Wednesday, 26 November 2008

Bird charity backs Minehead reef as greenest option for Severn Estuary tidal power

A CORNISH company’s plan to build a ‘tidal reef’ from Minehead to Wales has won the backing of charity the Royal Society for the Protection of Birds (RSPB).
Engineering firm Joseph Evans and Sons Ltd, of Launceston, has proposed a 12-mile ‘Severn Tidal Reef’ (illustrated, right, and below) as an alternative to a 10-mile barrage from Weston-super-Mare to Cardiff.
The RSPB asked engineering consultancy Atkins to look at the feasibility of a ‘greener’ alternative to the barrage.
Now, the Atkins study has shown a reef a would be less damaging to the environment, would generate more power than a barrage, and would also be cheaper to build.
It found a reef would hold back about 6 ft 6 in of water without altering tidal patterns as much as would a barrage.
The Cardiff to Weston-super-Mare barrage is claimed to be able to generate 17,000GW of clean energy each year, equivalent to nearly five per cent of the UK’s electricity needs.
However, the research for the RSPB concluded the reef would produce 20,000GW of electricity while also costing about £2 billion less to construct.
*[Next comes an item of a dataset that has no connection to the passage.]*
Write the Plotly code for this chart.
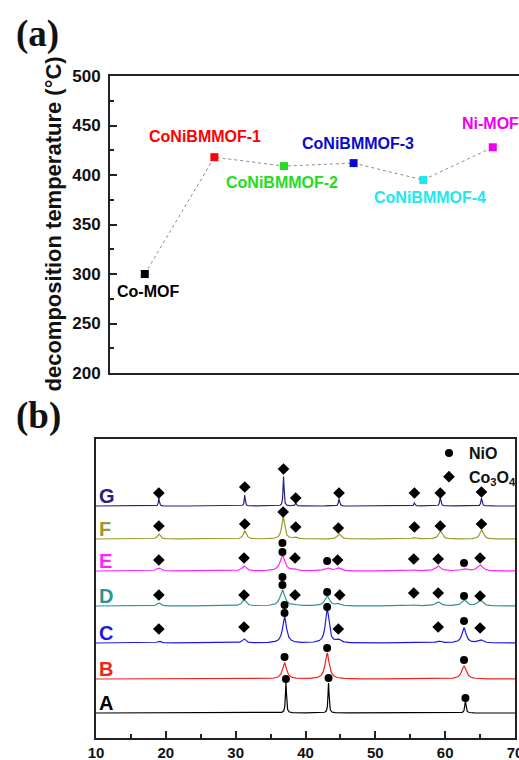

Both the barrage and the reef would generate electricity as water flowed through turbines, but the reef would not hold back the full height of the tide as would a barrage.
The reef would also generate electricity for longer periods than the barrage, making it better able to meet peak demand times for electricity.
The RSPB said it preferred a reef because it would keep intact most of the estuary’s bird feeding grounds, while its slower-moving turbines would reduce danger to migrating salmon and eels.
Evans and Co owner Rupert Evans said: “It is much more in tune to the way the estuary works.
“Its construction would mean far less road traffic because of rail connections, and would require less material and cost significantly less than other tidal options or nuclear power.
“It is a compromise which works, it is considerably more efficient than tidal stream turbines but does not have the environmental impact that great monolithic barrages have.”
RSPB conservation director Mark Avery said: “The Government must crack the problem of how to use the Severn’s tidal power without harming its wildlife.
“We already know a Cardiff-Weston barrage would cost far more than almost any other form of green energy and seriously damage sites protected by law.
“A tidal reef could reign in that damage, cost the taxpayer much less, and be built more quickly.”
Professor Rod Rainey, who prepared the report for the RSPB, said: “We believe this scheme could be more powerful but less costly than other plans being put forward, particularly the Cardiff to Weston barrage.”
The Government and the Welsh Assembly began a feasibility study into harnessing the estuary’s tidal power in January, and consultation is expected to begin next year on which projects should be shortlist.
Ten schemes are being looked at, which include conventional barrages, tidal fences, tidal lagoons, and a tidal reef.
A group of 10 environmental organisations has been opposing the idea of a barrage because they believe renewable energy could be generated more cheaply using other technology.